Forget a Long List of Resolutions: Think Small Instead

The new year will be arriving in several days, so naturally, I’ve been thinking about resolutions—even though I’ve never been someone who takes the custom too seriously. It’s not that I don’t understand the tradition and its impulse. It’s tempting to tell yourself that after 365 days of the old, a new year is about to bloom, and with it, a chance to begin anew.

When I was younger, I counted on the possibility of starting all over again. At eight or nine years old, I remember feeling so bad about something I had done—though I was a “good girl,” and cannot imagine what sort of behavior on my part might have prompted such dark feelings—that as I lay in bed at night, I would hold my breath and promise that beginning the next morning, I would be a completely new person. A person who never misbehaved or made mistakes or thought unkind thoughts.

What I remember most about this experience, was my belief in the power of wishing so hard that I could make my wish come true. I actually thought that if I closed my eyes and concentrated intensely, my wish to become more golden and purer would be realized.

This desired transformation never happened, of course. My wish was never granted. Nonetheless, for some years, I believed in the possibility. If I just wished hard enough and held my breath long enough, I would be rewarded.

I don’t remember when I abandoned this wishful thinking, but I do know that at some point I realized that effecting the desired transformation required a great deal of work on my part, like practicing the piano or doing my homework each evening. As well, somewhere along the way, I no longer desired to become a perfect person. I suppose I was too busy discovering who I was to continue bothering with who I wasn’t.

Although as I write this, I realize that the wish to become a “better person” never really left me. Not all that many years ago, it returned in my desire to become a kinder, gentler, more compassionate person. Thinking small is, in part, a manifestation of that desire. Preventing myself from becoming overwhelmed and intensely anxious, and as a consequence, feeling more connected with the world and its people, would help me fulfill this ambition.

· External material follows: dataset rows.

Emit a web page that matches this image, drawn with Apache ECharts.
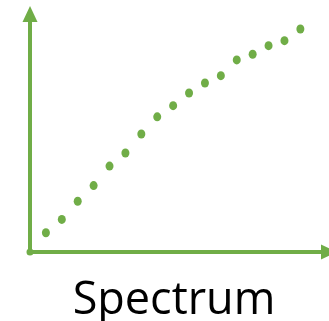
<!DOCTYPE html>
<html>
<head>
<meta charset="utf-8">
<style>
  html, body { margin: 0; padding: 0; background: #fff; }
  #chart { width: 329px; height: 321px; }
</style>
<script src="https://cdn.jsdelivr.net/npm/echarts@6/dist/echarts.min.js"></script>
</head>
<body>
<div id="chart"></div>
<script>
// Spectrum samples: position index and rising response (percent of axis height)
const positions = [1, 2, 3, 4, 5, 6, 7, 8, 9, 10, 11, 12, 13, 14, 15, 16, 17];
const response = [8.1, 13.7, 21.3, 27.9, 36.1, 41.6, 49.6, 56.8, 61.5, 66.8, 71.0, 74.1, 80.7, 83.1, 86.7, 88.8, 93.7];
const origin = [[0, 0]];
const caption = 'Spectrum';

const green = '#70AD47';

const chart = echarts.init(document.getElementById('chart'), null, { renderer: 'canvas' });

const axisCommon = {
  type: 'value',
  min: 0,
  axisLabel: { show: false },
  axisTick: { show: false },
  splitLine: { show: false },
  axisLine: {
    show: true,
    symbol: ['none', 'triangle'],
    symbolSize: [15, 16],
    lineStyle: { color: green, width: 4 }
  }
};

chart.setOption({
  animation: false,
  grid: { left: 30, right: -4, top: 14, bottom: 69 },
  xAxis: Object.assign({}, axisCommon, { max: 18.8 }),
  yAxis: Object.assign({}, axisCommon, { max: 100 }),
  graphic: [{
    type: 'text',
    x: 174,
    y: 301,
    style: {
      text: caption,
      fill: '#000',
      font: '45px "Open Sans"',
      textAlign: 'center',
      textVerticalAlign: 'middle'
    }
  }],
  series: [
    {
      type: 'scatter',
      symbol: 'circle',
      symbolSize: [8, 9],
      itemStyle: { color: green, opacity: 1 },
      data: positions.map((p, i) => [p, response[i]]),
      z: 3
    },
    {
      type: 'scatter',
      symbol: 'circle',
      symbolSize: 7,
      itemStyle: { color: green, opacity: 1 },
      data: origin,
      z: 4
    }
  ]
});
</script>
</body>
</html>
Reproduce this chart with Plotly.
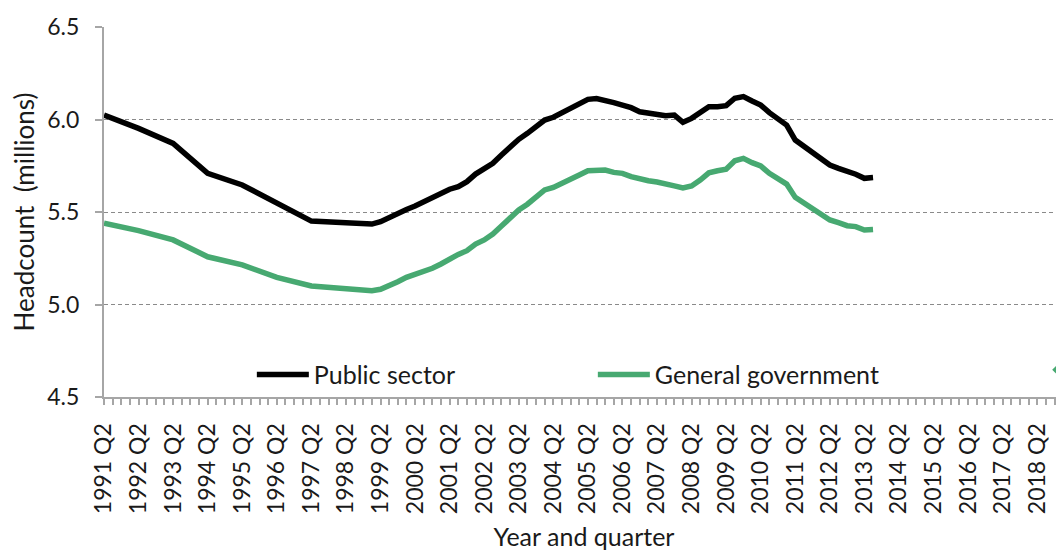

That’s why I urge any of you planning to make resolutions for the new year to think small. Don’t create a list of qualities or behaviors you resolve to cultivate in 2019. Instead, focus on one such change. For me, I’ve resolved to become less reactive next year. My nervous system seems to have a hair trigger, which makes me not only react quickly and intensely to stimuli–especially negative—but to reply nearly instantly after somebody says or does something that offends me. So, beginning next Tuesday, I’m going to count silently to ten before I even think about voicing my opinion. I’m hoping that instituting this short delay will help calm my nervous system, and eventually teach it not to react so intensely to every stimulus.

So, instead of declaring globally, “I’m going to become a nicer person in 2019,” I’m deciding to count to ten whenever I feel triggered. That’s my way of thinking small.